Nonlocal vector calculus on the sphere
Hadrien Montanelli, Richard Mikael Slevinsky, Qiang Du
TL;DR
This work develops a nonlocal vector calculus on the unit sphere ${\mathbb S}^2$ using weakly singular integral operators. By adopting spherical-harmonic bases, the nonlocal surface divergence, gradient, and curl become diagonally scaled operators, enabling a nonlocal Stokes theorem on a curved surface and establishing strong convergence to the classical local operators as the horizon $\delta\to0$. The framework relies on antisymmetric kernels $\boldsymbol{\beta}$ and geodesically symmetric kernels $\boldsymbol{\alpha}$, together with an averaging operator $\mathcal{A}^\delta$ to connect nonlocal and local quantities.

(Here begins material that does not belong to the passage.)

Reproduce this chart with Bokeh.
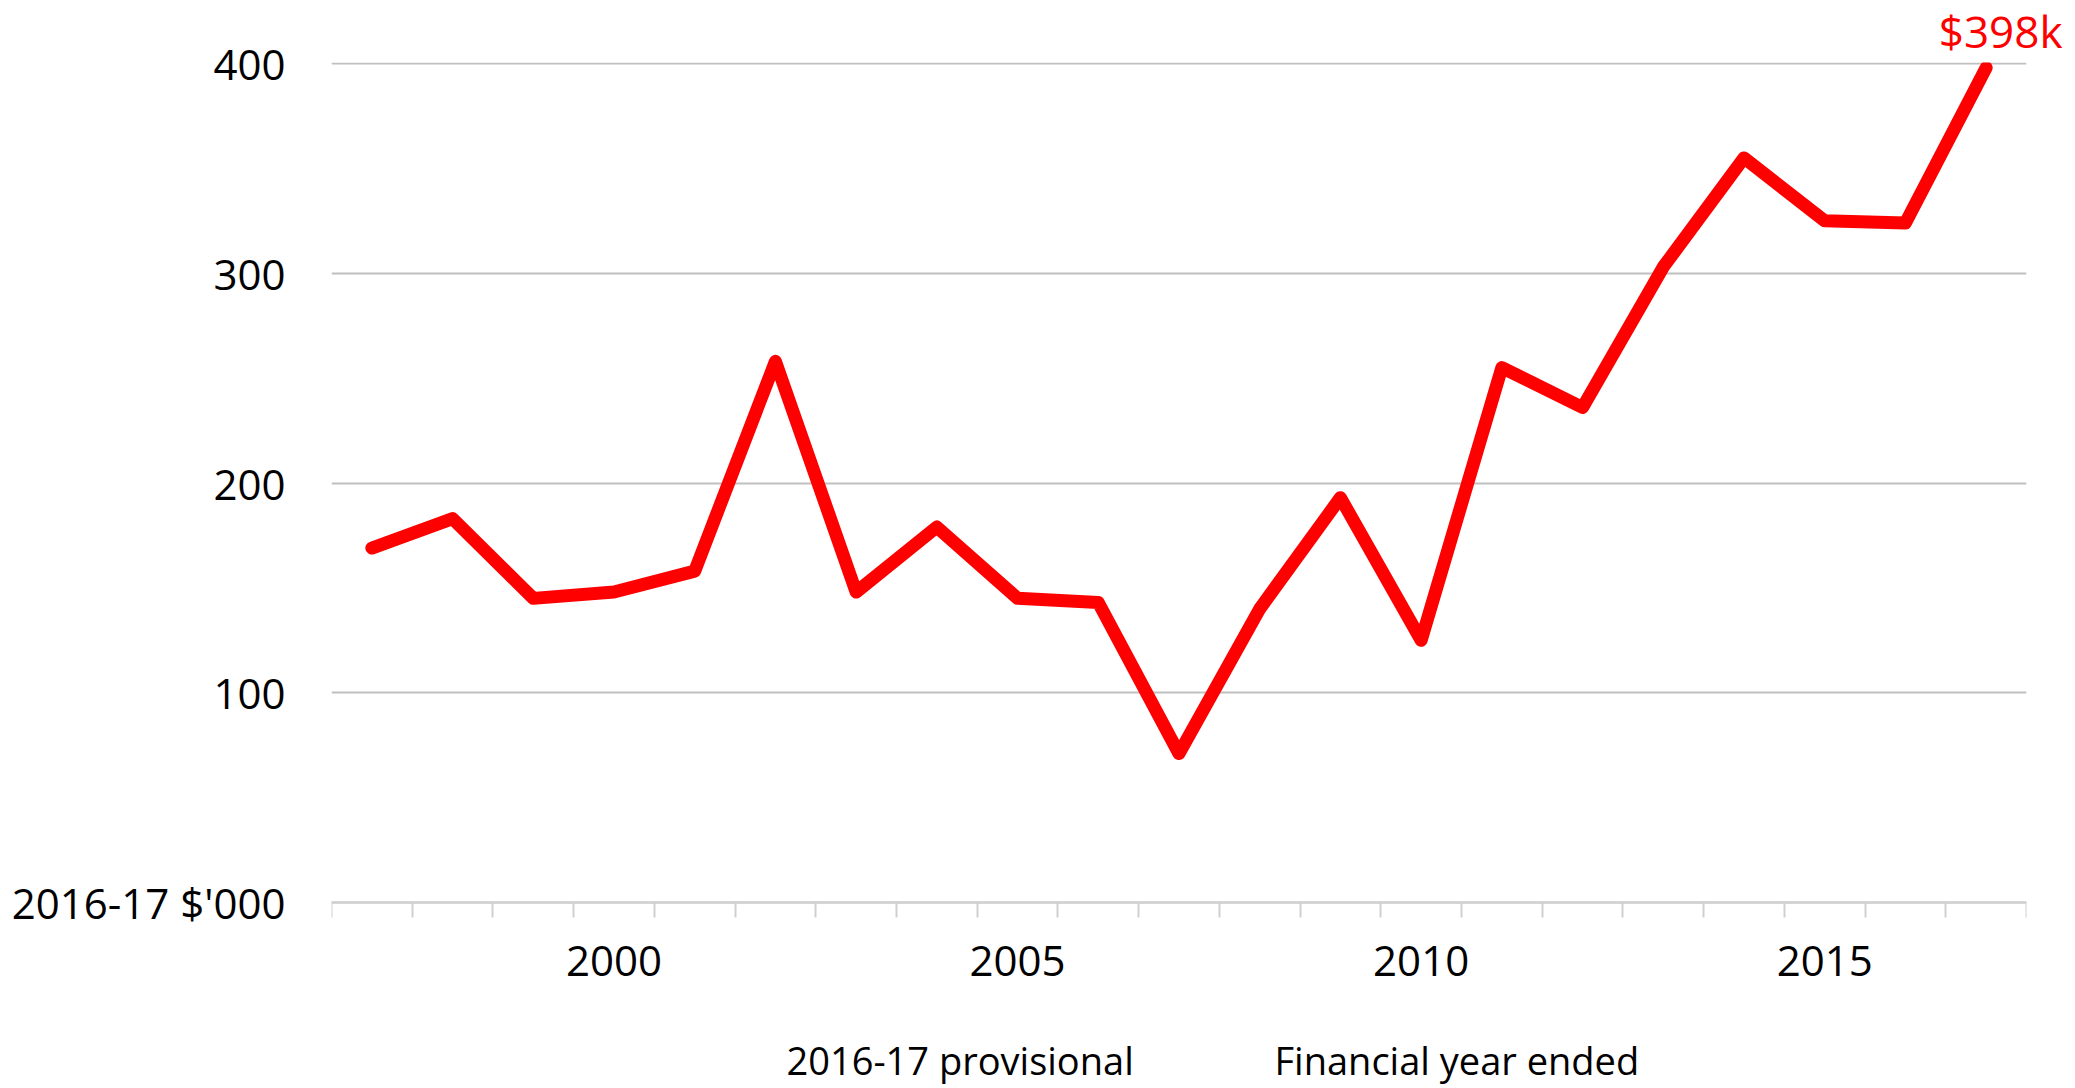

These results provide a spectrally clean, stable, and asymptotically compatible approach to solving nonlocal advection-diffusion-type problems on the sphere, with potential extensions to other closed surfaces and applications in atmospheric modeling and related kernel-based methods.
Abstract
We introduce a nonlocal vector calculus on the unit two-sphere using weakly singular integral operators. Within this framework, the operators are diagonalizable in terms of scalar and vector spherical harmonics, a property that facilitates the proof of a nonlocal Stokes theorem. This constitutes the first instance of such a theorem on a curved surface. Furthermore, our analysis demonstrates the strong convergence of these nonlocal operators to the classical differential operators of vector calculus as the interaction range tends to zero.